Simple setup:
$G\sim N(0,1)$, $x\sim N(0,1)$, $m\sim N(x+G,1)$
I want to find $E(G|m>n)$, that is, the expectation of G conditional on the truncated variable m, where m is above some value n. (The next stage is to look at the finite sample characteristics, but that's for later. Alternatively, it's fairly easy to estimate via simulation.)
My current setup is:
$\int{\int{\int_{x=n}^{ \infty}{P(G|P(m|P(x|\mu_x,\sigma^2_x),\sigma^2_m),\sigma^2_G))}dx} dm} dG$
From there, I find (perhaps correctly, but (hopefully) unnecessarily complexly): $\int{\int{\int_{x=n}^{ \infty}{{\frac{1}{\sqrt{d\pi\sigma^2}}\cdot e^{-\frac{({\frac{1}{\sqrt{d\pi\sigma^2}}\cdot e^{-\frac{({\frac{1}{\sqrt{d\pi\sigma^2}}\cdot e^{-\frac{(x-\mu_x)^2}{2\sigma_x^2}}}-\mu_m)^2}{2\sigma_m^2}}}-\mu_G)^2}{2\sigma_G^2}}dx}}dm}dG}$
I'm trying to figure out either what I did wrong in expressing it this way, or how to express / simplify this more neatly. My first intuition was: can/should I simplify or solve the distribution of $P(x|m>n))$ first?

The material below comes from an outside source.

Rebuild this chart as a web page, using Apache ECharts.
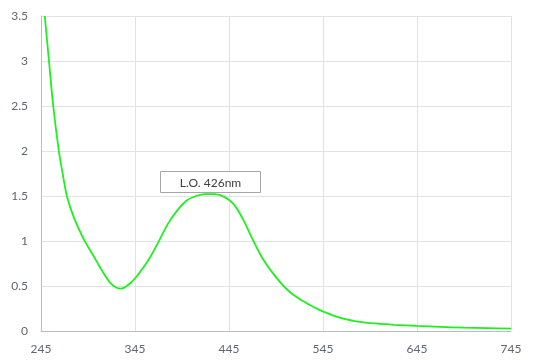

You can assume, that $m$ comes from $N(0,3)$ as it is a sum of three random variables, each from $N(0,1)$ $(m=G+x+y)$.
Also, consider that $\pmb{X}=(G,x,y)$. Obviously $\pmb{X}$ comes from three dimensional normal distribution with $I_3$ (identity matrix) as covariance matrix.
\begin{equation} \begin{split} E(G|m>n) &= \frac{1}{P(m>n)}\int_{m>n} GdP_{\pmb{X}} = \\ =\frac{1}{1-\Phi(n/\sqrt3)}&\int_{-\infty}^{\infty}\int_{n-G}^{\infty}\int_{n-G-x}^{\infty} G f_{\pmb{X}}(G,x,y)dydxdG= \\ =\frac{1}{1-\Phi(n/\sqrt3)}&\int_{-\infty}^{\infty}\int_{n-G}^{\infty}\int_{n-G-x}^{\infty} G \frac{1}{(2\pi)^{3/2}}e^{\frac{-(G^2+x^2+y^2)}{2}}dydxdG. \end{split} \end{equation}
Computing this integral should not be a problem for you.